“Attach yourself to those who advise you rather than praise you.” – Nicolas Boileau-Despreaux
I’m fortunate to spend most of my day in the company of successful leaders of great organizations. I could list all the behaviors or skills that these leaders seem to have in common – they embrace change, they have an internal locus of control, etc. But there are already hundreds of books written about that kind of stuff.
I want to remind you of something else successful leaders have in common that doesn’t always get mentioned. It’s a willingness to ask for help, and an ability to surround themselves with people who can give it, both inside and outside their organizations.
That may not sound like your idea of a great leader. Some people have the mistaken belief that being a leader means you have to have all the answers, that asking for help shows weakness or a lack of ability. The reality is the exact opposite. Being a leader means understanding that you don’t have all the answers, that you need other people’s strengths to make up for your weaknesses, that the whole can be greater than the sum of the parts.

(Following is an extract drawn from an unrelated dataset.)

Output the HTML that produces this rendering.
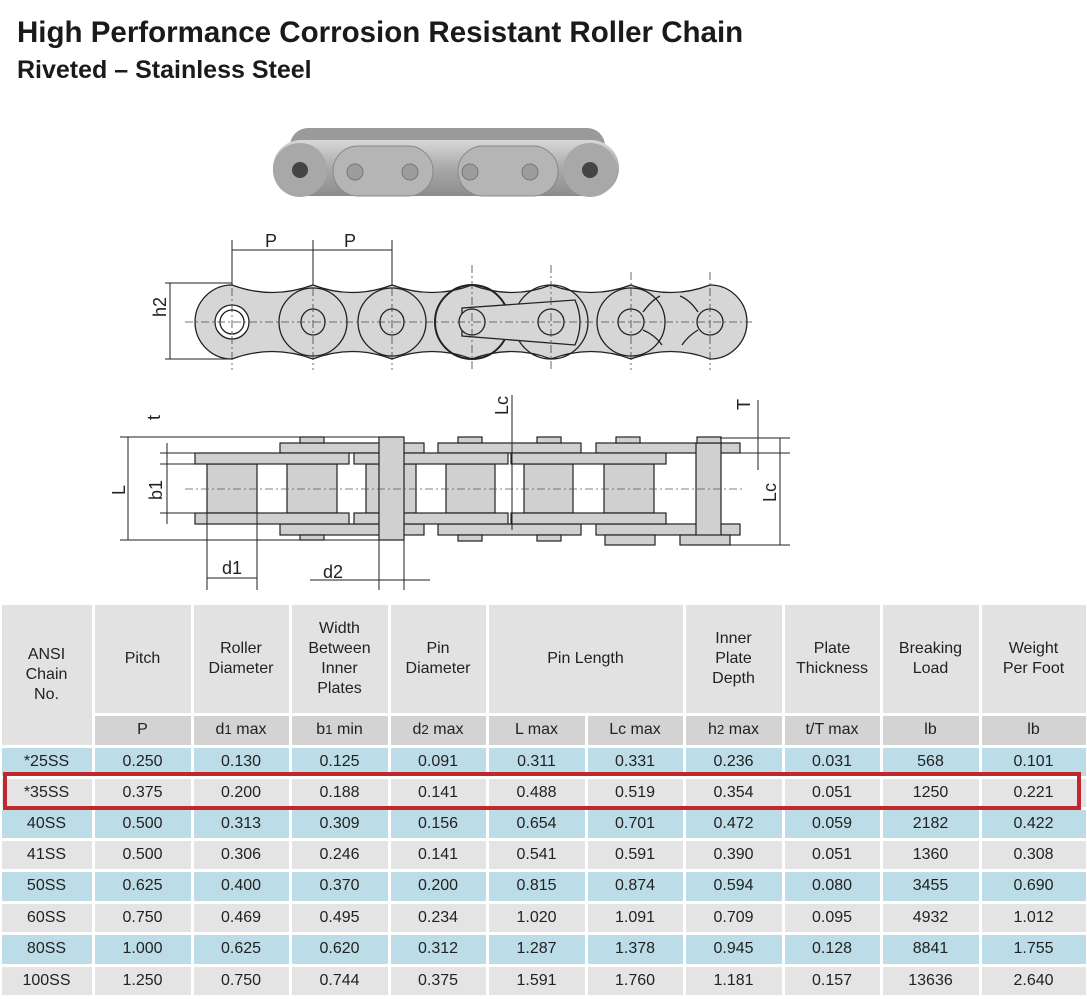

Who is helping you? Who in your organization can you count on when you’re uncertain or uninformed or lacking the right skills? If there’s nobody internally, who can you count on from the outside? There has to be somebody, preferably multiple somebodies.
Think about your team. If you don’t have people who you can turn to for help, find some. It can be peers in another organization, it can be a trusted advisor, it can be a mentor, whatever. Just find somebody to be part of your team. We can all use a helping hand.